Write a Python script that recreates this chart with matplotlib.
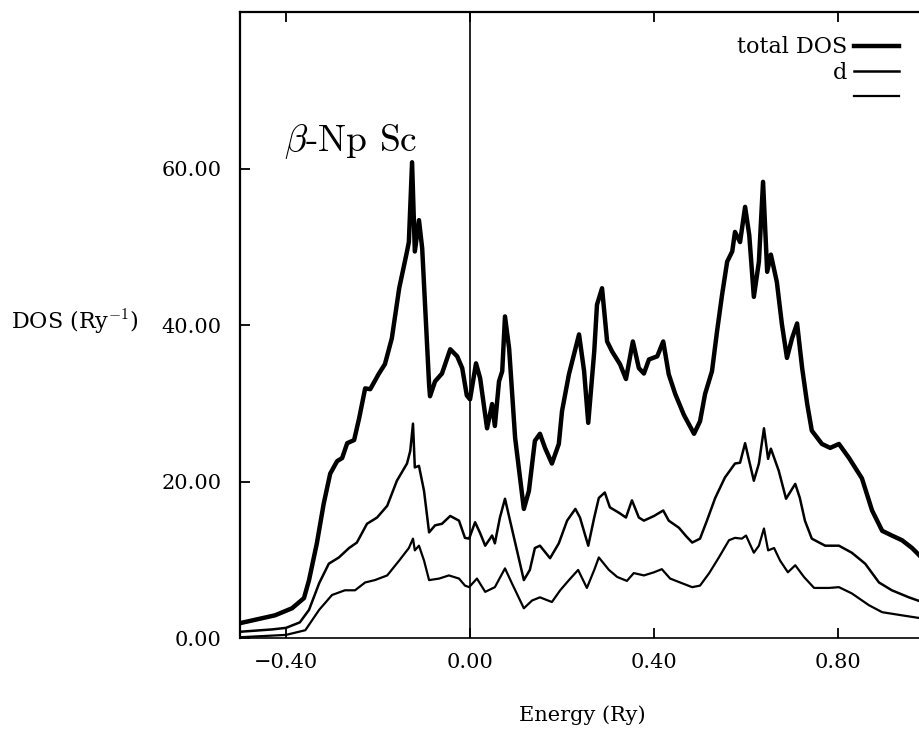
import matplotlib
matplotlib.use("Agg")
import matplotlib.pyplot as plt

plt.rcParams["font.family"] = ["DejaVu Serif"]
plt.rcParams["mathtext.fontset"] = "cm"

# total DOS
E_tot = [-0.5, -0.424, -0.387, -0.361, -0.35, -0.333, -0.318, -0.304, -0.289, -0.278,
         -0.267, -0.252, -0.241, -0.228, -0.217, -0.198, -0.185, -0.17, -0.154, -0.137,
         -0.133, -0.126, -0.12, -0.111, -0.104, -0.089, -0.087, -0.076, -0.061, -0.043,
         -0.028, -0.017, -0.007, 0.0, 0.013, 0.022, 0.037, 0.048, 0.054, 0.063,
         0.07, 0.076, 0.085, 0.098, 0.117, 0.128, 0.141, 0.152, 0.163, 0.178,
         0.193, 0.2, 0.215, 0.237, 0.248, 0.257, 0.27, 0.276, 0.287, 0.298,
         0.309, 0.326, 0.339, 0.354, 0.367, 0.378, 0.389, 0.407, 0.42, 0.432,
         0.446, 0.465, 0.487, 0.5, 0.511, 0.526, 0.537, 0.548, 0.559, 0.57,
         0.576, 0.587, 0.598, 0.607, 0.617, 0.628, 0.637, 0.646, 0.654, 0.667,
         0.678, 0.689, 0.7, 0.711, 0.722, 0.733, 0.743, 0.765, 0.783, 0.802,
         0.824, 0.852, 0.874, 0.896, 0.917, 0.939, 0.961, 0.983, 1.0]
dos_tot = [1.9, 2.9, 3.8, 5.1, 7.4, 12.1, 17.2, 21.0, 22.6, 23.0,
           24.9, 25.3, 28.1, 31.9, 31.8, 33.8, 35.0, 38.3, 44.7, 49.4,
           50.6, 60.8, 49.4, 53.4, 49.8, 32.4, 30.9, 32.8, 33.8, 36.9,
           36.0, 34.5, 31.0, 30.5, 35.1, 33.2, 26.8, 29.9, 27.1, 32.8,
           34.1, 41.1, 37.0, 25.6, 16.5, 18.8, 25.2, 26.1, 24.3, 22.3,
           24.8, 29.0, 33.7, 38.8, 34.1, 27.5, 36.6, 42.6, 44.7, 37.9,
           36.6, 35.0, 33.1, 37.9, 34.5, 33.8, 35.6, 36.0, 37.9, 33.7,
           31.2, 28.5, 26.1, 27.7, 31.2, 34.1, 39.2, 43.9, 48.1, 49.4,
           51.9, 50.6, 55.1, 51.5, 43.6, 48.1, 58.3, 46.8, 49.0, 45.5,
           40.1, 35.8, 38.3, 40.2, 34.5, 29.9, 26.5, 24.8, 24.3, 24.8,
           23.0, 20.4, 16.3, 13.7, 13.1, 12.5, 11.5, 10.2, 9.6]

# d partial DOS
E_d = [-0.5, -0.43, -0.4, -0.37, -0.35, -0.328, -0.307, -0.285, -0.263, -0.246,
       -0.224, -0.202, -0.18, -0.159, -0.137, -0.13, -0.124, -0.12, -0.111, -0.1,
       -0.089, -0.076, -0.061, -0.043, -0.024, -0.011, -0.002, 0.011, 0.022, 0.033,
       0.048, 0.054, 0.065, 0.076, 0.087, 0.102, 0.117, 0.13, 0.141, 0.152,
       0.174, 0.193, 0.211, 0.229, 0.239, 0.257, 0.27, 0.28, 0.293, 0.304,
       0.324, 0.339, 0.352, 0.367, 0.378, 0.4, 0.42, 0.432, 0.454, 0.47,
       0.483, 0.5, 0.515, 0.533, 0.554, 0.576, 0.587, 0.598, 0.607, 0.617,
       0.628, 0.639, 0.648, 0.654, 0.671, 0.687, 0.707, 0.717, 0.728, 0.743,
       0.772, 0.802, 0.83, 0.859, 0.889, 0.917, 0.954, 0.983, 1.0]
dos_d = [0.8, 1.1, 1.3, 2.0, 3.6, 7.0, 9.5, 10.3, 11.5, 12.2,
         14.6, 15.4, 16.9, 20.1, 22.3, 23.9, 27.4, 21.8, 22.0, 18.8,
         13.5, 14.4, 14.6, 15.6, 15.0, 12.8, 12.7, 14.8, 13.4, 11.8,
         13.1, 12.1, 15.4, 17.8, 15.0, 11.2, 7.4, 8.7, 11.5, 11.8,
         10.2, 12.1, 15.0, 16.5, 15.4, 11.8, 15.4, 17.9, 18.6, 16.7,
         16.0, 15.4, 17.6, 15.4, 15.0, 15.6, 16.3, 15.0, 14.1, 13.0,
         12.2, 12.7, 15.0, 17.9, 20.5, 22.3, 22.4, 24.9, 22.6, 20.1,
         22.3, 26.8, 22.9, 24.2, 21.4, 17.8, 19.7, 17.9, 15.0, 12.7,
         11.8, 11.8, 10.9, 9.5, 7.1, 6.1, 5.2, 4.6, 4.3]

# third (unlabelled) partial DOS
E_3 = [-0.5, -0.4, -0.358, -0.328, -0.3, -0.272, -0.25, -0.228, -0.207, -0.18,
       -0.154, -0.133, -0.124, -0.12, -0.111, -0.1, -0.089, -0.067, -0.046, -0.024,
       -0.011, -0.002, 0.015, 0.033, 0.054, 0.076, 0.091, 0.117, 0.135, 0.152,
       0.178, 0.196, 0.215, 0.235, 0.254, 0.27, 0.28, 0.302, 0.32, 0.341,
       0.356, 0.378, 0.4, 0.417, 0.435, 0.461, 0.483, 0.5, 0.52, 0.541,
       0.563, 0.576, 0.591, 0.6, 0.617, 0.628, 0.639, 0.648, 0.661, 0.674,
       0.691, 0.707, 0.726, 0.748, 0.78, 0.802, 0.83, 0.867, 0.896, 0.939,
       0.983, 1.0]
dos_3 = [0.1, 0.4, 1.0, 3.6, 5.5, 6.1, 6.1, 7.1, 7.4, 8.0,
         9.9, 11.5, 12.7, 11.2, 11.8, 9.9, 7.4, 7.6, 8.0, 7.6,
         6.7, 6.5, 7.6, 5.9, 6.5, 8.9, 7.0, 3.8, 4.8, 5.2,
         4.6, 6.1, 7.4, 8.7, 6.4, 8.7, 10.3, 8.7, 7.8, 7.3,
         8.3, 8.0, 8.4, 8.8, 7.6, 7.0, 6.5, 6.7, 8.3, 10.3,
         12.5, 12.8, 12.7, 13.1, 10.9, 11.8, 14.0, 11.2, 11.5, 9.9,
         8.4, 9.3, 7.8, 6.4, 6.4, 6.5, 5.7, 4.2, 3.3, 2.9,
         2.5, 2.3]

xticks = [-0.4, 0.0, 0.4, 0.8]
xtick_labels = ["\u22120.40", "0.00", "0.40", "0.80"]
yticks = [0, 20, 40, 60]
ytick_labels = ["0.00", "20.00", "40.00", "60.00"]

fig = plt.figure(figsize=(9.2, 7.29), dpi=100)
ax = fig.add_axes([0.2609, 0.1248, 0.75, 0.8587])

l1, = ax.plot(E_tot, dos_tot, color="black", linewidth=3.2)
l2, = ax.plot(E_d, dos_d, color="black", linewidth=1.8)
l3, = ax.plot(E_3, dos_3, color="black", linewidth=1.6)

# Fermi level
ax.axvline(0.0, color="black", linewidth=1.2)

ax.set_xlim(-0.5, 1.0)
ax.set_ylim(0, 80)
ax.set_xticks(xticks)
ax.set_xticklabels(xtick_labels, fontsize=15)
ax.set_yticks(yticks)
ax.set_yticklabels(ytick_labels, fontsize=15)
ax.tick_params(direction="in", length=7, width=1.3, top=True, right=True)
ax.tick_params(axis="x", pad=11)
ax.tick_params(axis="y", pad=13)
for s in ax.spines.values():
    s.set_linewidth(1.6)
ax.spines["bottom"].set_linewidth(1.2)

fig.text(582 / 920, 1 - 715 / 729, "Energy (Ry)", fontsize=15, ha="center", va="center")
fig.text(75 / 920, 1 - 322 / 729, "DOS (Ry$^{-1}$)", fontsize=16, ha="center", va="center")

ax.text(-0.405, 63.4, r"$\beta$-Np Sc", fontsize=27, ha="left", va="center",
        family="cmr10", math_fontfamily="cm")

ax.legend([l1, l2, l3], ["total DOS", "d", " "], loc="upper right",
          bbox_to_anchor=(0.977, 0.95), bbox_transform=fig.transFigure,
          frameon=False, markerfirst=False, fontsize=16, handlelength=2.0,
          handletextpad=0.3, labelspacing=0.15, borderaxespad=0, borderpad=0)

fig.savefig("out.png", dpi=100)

————

_YOUR TASK_: Report all lines of the data that include the word "matplotlib".

_SOLUTION TO THIS EXERCISE_:
Write a Python script that recreates this chart with matplotlib.
import matplotlib
matplotlib.use("Agg")
import matplotlib.pyplot as plt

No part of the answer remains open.